Native to Africa, the baobab (Adansonia) is the largest succulent plant in the world. The baobab's unusual shape, with a short, thick trunk and thick branches that look like a root system, has earned it the nickname "the upside-down tree." Growing baobab seeds is simple, but getting the seeds to germinate can be hit or miss. Your best bet is to plant as many seeds as you can to increase your chances of having one or two that germinate and grow into healthy baobab trees. Unless you live in a tropical climate, you'll need to plant the seeds and grow your baobab in a container indoors.
Prepare a small planter pot or a seed tray with good drainage holes in the bottom. Fill the tray or planter with 3 to 4 inches of well-draining potting mix or one part coarse sand mixed with one part potting soil.
Scarify the baobab seeds by cutting a small slit into the seed, just deep enough to expose the white inner layer. Soak at least six baobab seeds in a bowl of room-temperature water overnight.

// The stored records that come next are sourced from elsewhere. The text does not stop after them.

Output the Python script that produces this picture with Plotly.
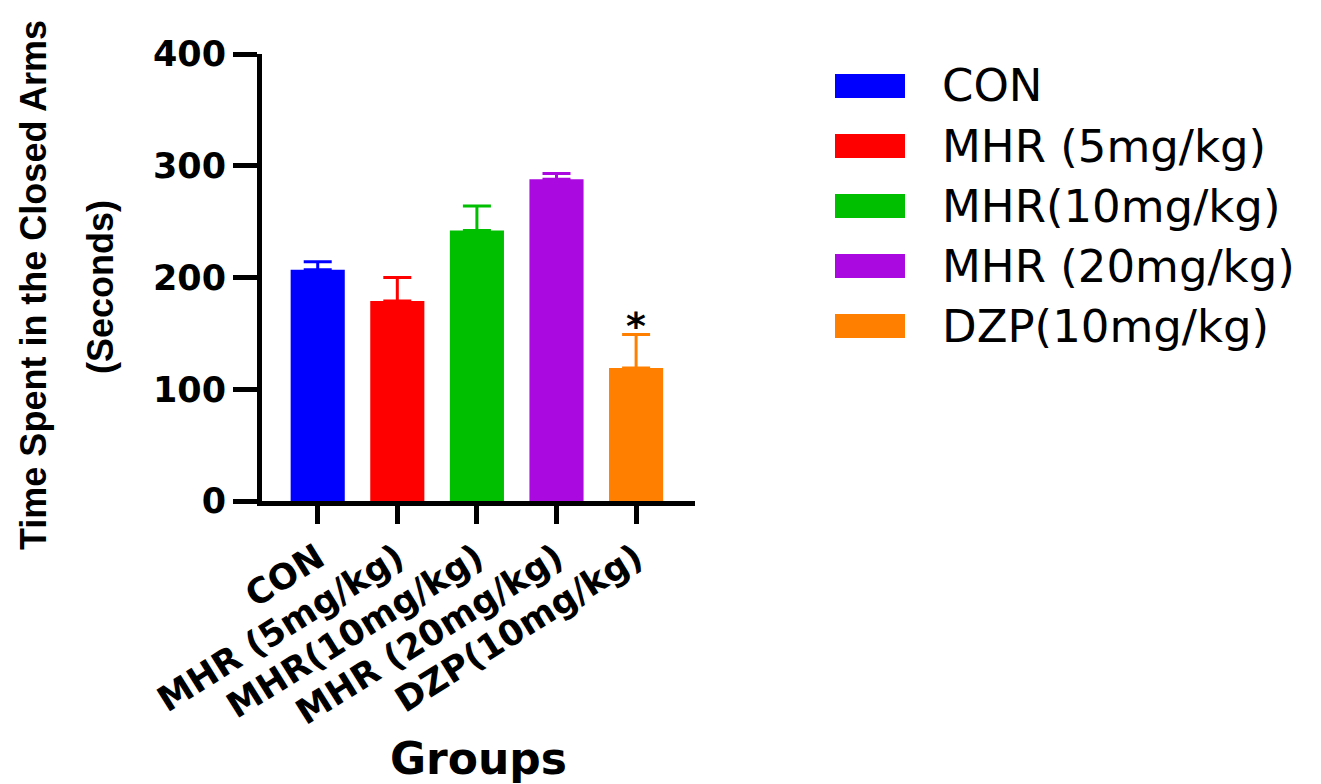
import plotly.graph_objects as go

# Elevated plus maze: time spent in the closed arms per treatment group
groups = ["CON", "MHR (5mg/kg)", "MHR(10mg/kg)", "MHR (20mg/kg)", "DZP(10mg/kg)"]
mean_time = [207, 179, 242, 288, 119]
sem_time = [7, 21, 22, 5, 30]
bar_colors = ["#0000FF", "#FF0000", "#00BE00", "#AA0AE0", "#FF8000"]
significance = ["", "", "", "", "*"]
y_ticks = [0, 100, 200, 300, 400]

W, H = 1321, 784
L, R, T, B = 262, 626, 54, 283
plot_w = W - L - R
plot_h = H - T - B


def px_x(px):
    return (px - L) / plot_w


def px_y(py):
    return (H - B - py) / plot_h


fig = go.Figure()
fig.add_trace(go.Bar(
    x=list(range(len(groups))),
    y=mean_time,
    width=0.68,
    marker=dict(color=bar_colors, line=dict(width=0)),
    showlegend=False,
))

# upward-only SEM whiskers, each in its bar's colour
for i, (m, s, c) in enumerate(zip(mean_time, sem_time, bar_colors)):
    fig.add_trace(go.Scatter(
        x=[i], y=[m], mode="markers",
        marker=dict(size=1, color="rgba(0,0,0,0)"),
        error_y=dict(type="data", symmetric=False, array=[s], arrayminus=[0],
                     color=c, thickness=3, width=14),
        showlegend=False, hoverinfo="skip",
    ))

# significance markers above the error bars
for i, (m, s, star) in enumerate(zip(mean_time, sem_time, significance)):
    if star:
        fig.add_annotation(x=i, y=m + s, text="<b>" + star + "</b>", showarrow=False,
                           yanchor="bottom", yshift=-16,
                           font=dict(family="DejaVu Sans", size=38, color="black"))

fig.update_xaxes(
    range=[-0.70, 4.74],
    tickmode="array", tickvals=list(range(len(groups))), ticktext=groups,
    tickangle=-32,
    showline=True, linecolor="black", linewidth=5,
    ticks="outside", ticklen=18, tickwidth=5, tickcolor="black",
    tickfont=dict(family="DejaVu Sans", size=35, color="black", weight="bold"),
    showgrid=False, zeroline=False,
)
fig.update_yaxes(
    range=[0, 400],
    tickmode="array", tickvals=y_ticks,
    showline=True, linecolor="black", linewidth=5,
    ticks="outside", ticklen=24, tickwidth=5, tickcolor="black",
    tickfont=dict(family="DejaVu Sans", size=35, color="black", weight="bold"),
    showgrid=False, zeroline=False,
)

# axis titles
fig.add_annotation(xref="paper", yref="paper", x=px_x(478), y=px_y(758),
                   text="<b>Groups</b>", showarrow=False,
                   xanchor="center", yanchor="middle",
                   font=dict(family="DejaVu Sans", size=44, color="black"))
title_font = dict(family="Liberation Sans, Arial, sans-serif", size=36,
                  color="black", weight=900)
fig.add_annotation(xref="paper", yref="paper", x=px_x(33), y=px_y(285),
                   text="Time Spent in the Closed Arms", textangle=-90,
                   showarrow=False, xanchor="center", yanchor="middle",
                   font=title_font)
fig.add_annotation(xref="paper", yref="paper", x=px_x(100), y=px_y(287),
                   text="(Seconds)", textangle=-90,
                   showarrow=False, xanchor="center", yanchor="middle",
                   font=title_font)

# legend: wide colour swatches with labels
for i, (name, c) in enumerate(zip(groups, bar_colors)):
    cy = 86 + 60 * i
    fig.add_shape(type="rect", xref="paper", yref="paper",
                  x0=px_x(835), x1=px_x(905), y0=px_y(cy + 12), y1=px_y(cy - 12),
                  fillcolor=c, line=dict(width=0))
    fig.add_annotation(xref="paper", yref="paper", x=px_x(940), y=px_y(cy),
                       text=name, showarrow=False, xanchor="left", yanchor="middle",
                       font=dict(family="DejaVu Sans", size=45, color="black"))

fig.update_layout(
    width=W, height=H,
    margin=dict(l=L, r=R, t=T, b=B),
    plot_bgcolor="white", paper_bgcolor="white",
    bargap=0.3,
)

fig.write_html("out.html")
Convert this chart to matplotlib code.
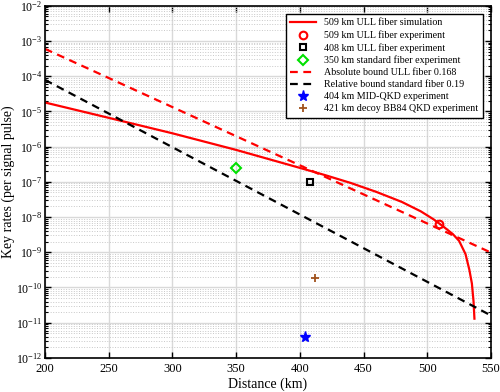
import matplotlib
matplotlib.use("Agg")
import matplotlib.pyplot as plt
from matplotlib.ticker import LogLocator, NullFormatter, MultipleLocator

plt.rcParams['font.family'] = ['Liberation Serif', 'DejaVu Serif']
plt.rcParams['mathtext.fontset'] = 'custom'
plt.rcParams['mathtext.rm'] = 'Liberation Serif'
plt.rcParams['axes.unicode_minus'] = False

# 509 km ULL fiber simulation
sim_dist = [200, 250, 300, 350, 400, 420, 440, 460, 480, 495, 505, 512, 520, 525,
            530, 533, 535, 536.3, 537]
sim_rate = [1.8e-5, 6.6e-6, 2.4e-6, 8.1e-7, 2.5e-7, 1.55e-7, 9.3e-8, 5.2e-8, 2.7e-8,
            1.45e-8, 8.6e-9, 5.6e-9, 3.3e-9, 2.1e-9, 8.9e-10, 3.2e-10, 1.3e-10, 4.0e-11, 1.3e-11]

# bounds
abs_dist = [200, 550]
abs_rate = [6.0e-4, 9.8e-10]
rel_dist = [200, 550]
rel_rate = [7.9e-5, 1.6e-11]

# experiments
exp509 = (509.5, 6.3e-9)
exp408 = (408, 1.0e-7)
exp350 = (350, 2.5e-7)
mdi404 = (404, 4.0e-12)
bb84 = (412, 1.9e-10)

fig = plt.figure(figsize=(5, 3.92), dpi=100)
ax = fig.add_axes([0.09, 0.087, 0.892, 0.898])

ax.plot(sim_dist, sim_rate, '-', color='red', lw=1.6, label='509 km ULL fiber simulation')
ax.plot(*exp509, 'o', mfc='none', mec='red', mew=1.5, ms=5.5, ls='none', label='509 km ULL fiber experiment')
ax.plot(*exp408, 's', mfc='none', mec='black', mew=1.5, ms=4.5, ls='none', label='408 km ULL fiber experiment')
ax.plot(*exp350, 'D', mfc='none', mec='#00e000', mew=1.5, ms=5, ls='none', label='350 km standard fiber experiment')
ax.plot(abs_dist, abs_rate, '--', color='red', lw=1.6, dashes=(3.5, 2.5), label='Absolute bound ULL fiber 0.168')
ax.plot(rel_dist, rel_rate, '--', color='black', lw=1.6, dashes=(3.5, 2.5), label='Relative bound standard fiber 0.19')
ax.plot(*mdi404, '*', color='blue', ms=8, ls='none', label='404 km MID-QKD experiment')
ax.plot(*bb84, '+', color='#a0521d', mew=1.3, ms=6, ls='none', label='421 km decoy BB84 QKD experiment')

ax.set_yscale('log')
ax.set_xlim(200, 550)
ax.set_ylim(1e-12, 1e-2)
ax.xaxis.set_major_locator(MultipleLocator(50))
ax.yaxis.set_major_locator(LogLocator(base=10, numticks=20))
ax.yaxis.set_minor_locator(LogLocator(base=10, subs=range(2, 10), numticks=20))
ax.yaxis.set_minor_formatter(NullFormatter())

ax.grid(True, which='major', color='#d9d9d9', lw=1.0)
ax.grid(True, which='minor', axis='y', color='#c8c8c8', lw=0.7, ls=':')
ax.set_axisbelow(True)

ax.tick_params(which='both', direction='in', top=True, right=True)
ax.tick_params(axis='x', labelsize=9, pad=4)
ax.tick_params(axis='y', labelsize=8.5, pad=2)
ax.tick_params(which='major', length=4, width=1)
ax.tick_params(which='minor', length=2, width=0.8)
for s in ax.spines.values():
    s.set_linewidth(1.2)

ax.set_xlabel('Distance (km)', fontsize=10)
ax.xaxis.set_label_coords(0.5, -0.056)
ax.set_ylabel('Key rates (per signal pulse)', fontsize=10)
ax.yaxis.set_label_coords(-0.068, 0.5)

leg = ax.legend(loc='upper right', fontsize=7.2, frameon=True, fancybox=False,
                edgecolor='black', framealpha=1, labelspacing=0.3, handlelength=2.6,
                borderpad=0.45, borderaxespad=0.8)
leg.get_frame().set_linewidth(1.0)

fig.savefig('out.png', dpi=100)
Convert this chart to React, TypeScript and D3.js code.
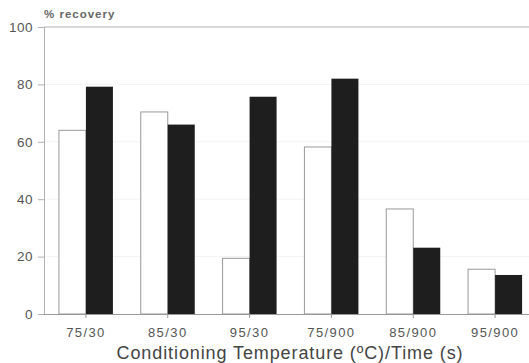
import React, { useEffect, useRef } from "react";
import * as d3 from "d3";

const categories = ["75/30", "85/30", "95/30", "75/900", "85/900", "95/900"];
const whiteValues = [64, 70.4, 19.4, 58.2, 36.6, 15.6];
const blackValues = [79.2, 66, 75.7, 82, 23.1, 13.6];
const yTicks = [0, 20, 40, 60, 80, 100];

const width = 529;
const height = 363;

function App() {
  const ref = useRef<SVGSVGElement | null>(null);

  useEffect(() => {
    const svg = d3.select(ref.current);
    svg.selectAll("*").remove();

    const x = d3.scaleBand().domain(categories).range([45, 536]);
    const y = d3.scaleLinear().domain([0, 100]).range([314, 27]);
    const barW = 27;

    // faint grid
    svg
      .append("g")
      .selectAll("line")
      .data(yTicks.filter((t) => t > 0 && t < 100))
      .enter()
      .append("line")
      .attr("x1", 44)
      .attr("x2", width)
      .attr("y1", (d) => y(d))
      .attr("y2", (d) => y(d))
      .attr("stroke", "#f3f3f3")
      .attr("stroke-width", 1);

    // top frame line
    svg.append("line").attr("x1", 44).attr("x2", width).attr("y1", y(100)).attr("y2", y(100))
      .attr("stroke", "#b0b0b0").attr("stroke-width", 1);

    // y axis
    const yAxis = svg
      .append("g")
      .attr("transform", "translate(44,0)")
      .call(d3.axisLeft(y).tickValues(yTicks).tickSize(6).tickPadding(5));
    yAxis.select(".domain").attr("stroke", "#b0b0b0");
    yAxis.selectAll(".tick line").attr("stroke", "#b0b0b0");
    yAxis.selectAll("text")
      .attr("font-family", "Liberation Sans, Arial, sans-serif")
      .attr("font-size", 13.5)
      .attr("letter-spacing", 0.5)
      .attr("fill", "#555");

    // bars
    const g = svg.append("g");
    g.selectAll(".w")
      .data(categories)
      .enter()
      .append("rect")
      .attr("x", (d) => x(d)! + x.bandwidth() / 2 - barW)
      .attr("y", (_, i) => y(whiteValues[i]))
      .attr("width", barW)
      .attr("height", (_, i) => y(0) - y(whiteValues[i]))
      .attr("fill", "#fff")
      .attr("stroke", "#999")
      .attr("stroke-width", 1);
    g.selectAll(".b")
      .data(categories)
      .enter()
      .append("rect")
      .attr("x", (d) => x(d)! + x.bandwidth() / 2)
      .attr("y", (_, i) => y(blackValues[i]))
      .attr("width", barW)
      .attr("height", (_, i) => y(0) - y(blackValues[i]))
      .attr("fill", "#1e1e1e");

    // x axis
    const xAxis = svg
      .append("g")
      .attr("transform", `translate(0,${y(0)})`)
      .call(d3.axisBottom(x).tickSize(4).tickPadding(10).tickSizeOuter(0));
    xAxis.select(".domain").attr("stroke", "#999").attr("d", `M44,0.5H${width}`);
    xAxis.selectAll(".tick line").attr("stroke", "#999");
    xAxis.selectAll("text")
      .attr("font-family", "Liberation Sans, Arial, sans-serif")
      .attr("font-size", 13)
      .attr("letter-spacing", 1.4)
      .attr("fill", "#555");

    svg.append("text")
      .attr("x", 44)
      .attr("y", 18)
      .attr("font-family", "Liberation Sans, Arial, sans-serif")
      .attr("font-size", 11.5)
      .attr("font-weight", "bold")
      .attr("letter-spacing", 1)
      .attr("fill", "#666")
      .text("% recovery");

    svg.append("text")
      .attr("x", 290)
      .attr("y", 359)
      .attr("text-anchor", "middle")
      .attr("font-family", "Liberation Sans, Arial, sans-serif")
      .attr("font-size", 18)
      .attr("letter-spacing", 0.9)
      .attr("fill", "#444")
      .text("Conditioning Temperature (ºC)/Time (s)");
  }, []);

  return (
    <svg
      ref={ref}
      width={width}
      height={height}
      style={{ position: "absolute", left: 0, top: 0, background: "#fff" }}
    />
  );
}

export default App;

Plant the baobab seeds 1-inch deep into the soil. Ensure that the soil is warm, at least 60 to 65 degrees Fahrenheit.
Water the seeds with warm water right after planting them to moisten the potting mix evenly.
Place the seed tray or planter in front of a sunny window. Place one or two 40-watt grow lights shining on the seed tray to provide extra light, and keep the lights on for 10 to 12 hours every day.
Water the seeds once every three days with warm water. Don't water the seeds or seedlings more often than every few days and avoid using cold water.